In 2004, the Government of India, the Small Industries Development Bank of India (SIDBI, a public sector development finance institution for SMEs), and a number of commercial banks asked IBRD to support efforts to remove the bottlenecks that constrained SME access to finance, and to help foster their development. In response, the World Bank prepared a policy note identifying constraints in SME financing and development, which provided the analytical foundation for a $120 million “parent” project, begun in April 2005. In the wake of the global financial crisis and at the request of the Indian government, IBRD provided an additional $400 million for a second project in 2009. Both projects entail loans to SIDBI.
Under the first project, a credit facility supported by the parent project channeled long-term loans to SMEs, while a new pilot risk-sharing facility offered a new risk-based guarantee product in the Indian financial market. By sharing risk with banks, the facility provided the comfort banks needed to help expand lending to SMEs. The additional IBRD project includes a focus on both term and working capital loans and is expanding the project’s reach to areas not covered under the parent project, including India’s low-growth states, thereby promoting inclusive growth. The approach has also helped leverage donor funding to build technical capacity.
IBRD has helped channel much-needed funding to Indian SMEs. In the parent project, loans reached 927 SMEs in 10 Indian states. A survey by an independent agency in 2008 showed that two-thirds of the surveyed beneficiary-SMEs have used the funds to upgrade their technology, which, in turn, helped increase productivity (to $16,110 in sales per employee from $14,085). Sales and profits in the SMEs surveyed grew on average by 19 percent a year and 15 percent a year respectively, after receiving a SIDBI loan. Extrapolating from the survey sample data for 267 beneficiary SMEs, the estimated annual sales turnover of the 927 beneficiary SMEs, which employed 74,000 people, was $1.2 billion.
Performance on project outcome indicators for the parent project, such as the growth of loans to SMEs, growth of long-term loans to SMEs, and a reduction in non-performing loans, has been impressive. While a targeted portfolio growth of 37 percent and 26 percent was projected, respectively, for total SME lending and long-term lending, actual growth by the closing date (June 2009) was 98 percent for both. Recovery of loans has been strong and lending practices at the SIDBI branches covered by the project have improved steadily.

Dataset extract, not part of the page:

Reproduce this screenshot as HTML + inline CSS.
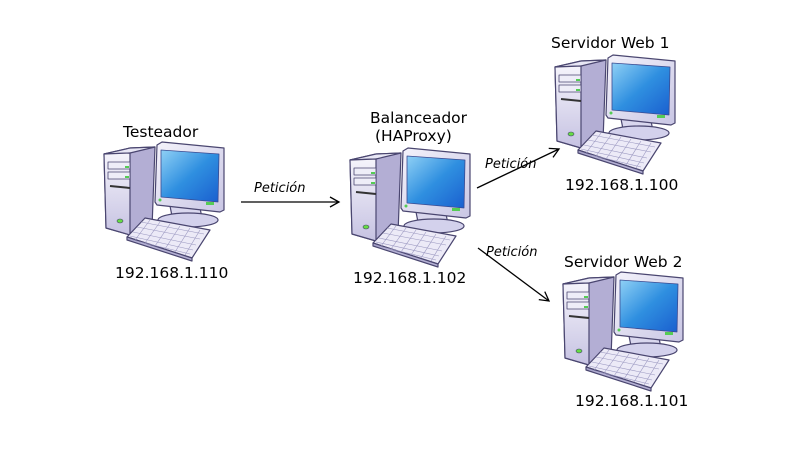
<!DOCTYPE html>
<html><head><style>
body{margin:0;background:#fff;width:803px;height:447px;overflow:hidden;font-family:"DejaVu Sans","Liberation Sans",sans-serif}
</style></head><body>
<svg width="803" height="447" viewBox="0 0 803 447" xmlns="http://www.w3.org/2000/svg">
<defs>
<linearGradient id="scr" x1="0" y1="0" x2="1" y2="1"><stop offset="0" stop-color="#8fd0f5"/><stop offset="0.5" stop-color="#2f8fe0"/><stop offset="1" stop-color="#1a5fcf"/></linearGradient>
<linearGradient id="frm" x1="0" y1="0" x2="1" y2="1"><stop offset="0" stop-color="#f4f3fb"/><stop offset="1" stop-color="#c9c6e4"/></linearGradient>
<linearGradient id="twr" x1="0" y1="0" x2="0" y2="1"><stop offset="0" stop-color="#f5f4fb"/><stop offset="1" stop-color="#c6c2e2"/></linearGradient>
<g id="pc" stroke="#4a4670" stroke-width="1.2" stroke-linejoin="round">
  <polygon points="4,14 30,8 55,7 52,88 30,95 6,88" fill="#b3aed4"/>
  <polygon points="4,14 30,8 55,7 30,13" fill="#e8e7f5"/>
  <polygon points="4,14 30,13 30,95 6,88" fill="url(#twr)"/>
  <rect x="8" y="22" width="22" height="7" fill="#eeedf8" stroke-width="0.8"/>
  <rect x="8" y="32" width="22" height="7" fill="#eeedf8" stroke-width="0.8"/>
  <rect x="25" y="26" width="4" height="2" fill="#5c5" stroke="none"/>
  <rect x="25" y="36" width="4" height="2" fill="#5c5" stroke="none"/>
  <path d="M10,46 L30,48" stroke="#333" stroke-width="2"/>
  <ellipse cx="20" cy="81" rx="3" ry="2" fill="#6d4" stroke-width="0.6"/>
  <polygon points="70,66 100,68 102,78 72,76" fill="#d9d7ee"/>
  <ellipse cx="88" cy="80" rx="30" ry="7" fill="#d3d1ec"/>
  <polygon points="57,5 62,2 124,8 124,70 120,72 57,65 55,62" fill="url(#frm)"/>
  <polygon points="61,10 119,14 118,62 61,57" fill="url(#scr)" stroke="#3a4a90" stroke-width="0.8"/>
  <rect x="106" y="62" width="8" height="3" fill="#5c5" stroke="none"/>
  <circle cx="60" cy="60" r="1.5" fill="#5c5" stroke="none"/>
  <polygon points="27,97 45,78 110,90 92,118" fill="#eceaf7"/>
  <polygon points="27,97 92,118 92,121 27,100" fill="#b4b0d4"/>
  <g stroke="#9a97c0" stroke-width="0.6">
    <path d="M37,87 L100,99 M33,92 L96,105 M41,82 L104,94 M30,96 L93,110 M28,99 L90,114"/>
    <path d="M50,80 L35,100 M60,82 L45,103 M70,84 L55,106 M80,86 L65,109 M90,88 L75,112 M100,90 L85,115"/>
  </g>
</g>
<marker id="ah" markerWidth="12" markerHeight="12" refX="10" refY="6" orient="auto" markerUnits="userSpaceOnUse"><path d="M1,1 L10,6 L1,11" fill="none" stroke="#000" stroke-width="1.3"/></marker>
</defs>
<use href="#pc" x="100" y="140"/>
<use href="#pc" x="346" y="146"/>
<use href="#pc" x="551" y="53"/>
<use href="#pc" x="559" y="270"/>
<g stroke="#000" stroke-width="1.3" fill="none">
<line x1="241" y1="202" x2="339" y2="202" marker-end="url(#ah)"/>
<line x1="477" y1="188" x2="559" y2="149" marker-end="url(#ah)"/>
<line x1="478" y1="248" x2="549" y2="301" marker-end="url(#ah)"/>
</g>
<g font-size="15.5" fill="#000">
<text x="123" y="137">Testeador</text>
<text x="115" y="278">192.168.1.110</text>
<text x="370" y="123">Balanceador</text>
<text x="375" y="141">(HAProxy)</text>
<text x="353" y="283">192.168.1.102</text>
<text x="551" y="48">Servidor Web 1</text>
<text x="565" y="190">192.168.1.100</text>
<text x="564" y="267">Servidor Web 2</text>
<text x="575" y="406">192.168.1.101</text>
</g>
<g font-size="13" font-style="italic" fill="#000">
<text x="254" y="192">Petición</text>
<text x="485" y="168">Petición</text>
<text x="486" y="256">Petición</text>
</g>
</svg>
</body></html>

In the few months of implementation of the second IBRD project in 2009, more than 1,000 SMEs have been provided term and working capital loans totaling around $125 million. These include loans against receivables that provided these SMEs much-needed liquidity support as they coped with the legacies of the financial crisis: namely longer inventory and payment cycles from their customers, which are typically large firms.
The project has benefitted from very close collaboration between SIDBI, the Bank and other development partners, with strong support from the government. The project entails cooperation with donors for the DfID-financed technical advisory component. Germany’s KfW and GTZ assisted with additional funding.
IBRD also worked closely with the Bank Group’s private sector investment branch, the International Finance Corporation, during the parent project’s preparation.
Toward the Future
The implementation of the second project is under way. Keeping up the disbursement of loans to SMEs, disseminating the good practices learned, and building the synergies between the credit line and the technical assistance provided are key focus areas. Such synergies can be built through channeling to a greater extent the credit line to areas where technical assistance and SME-cluster development activities are taking place.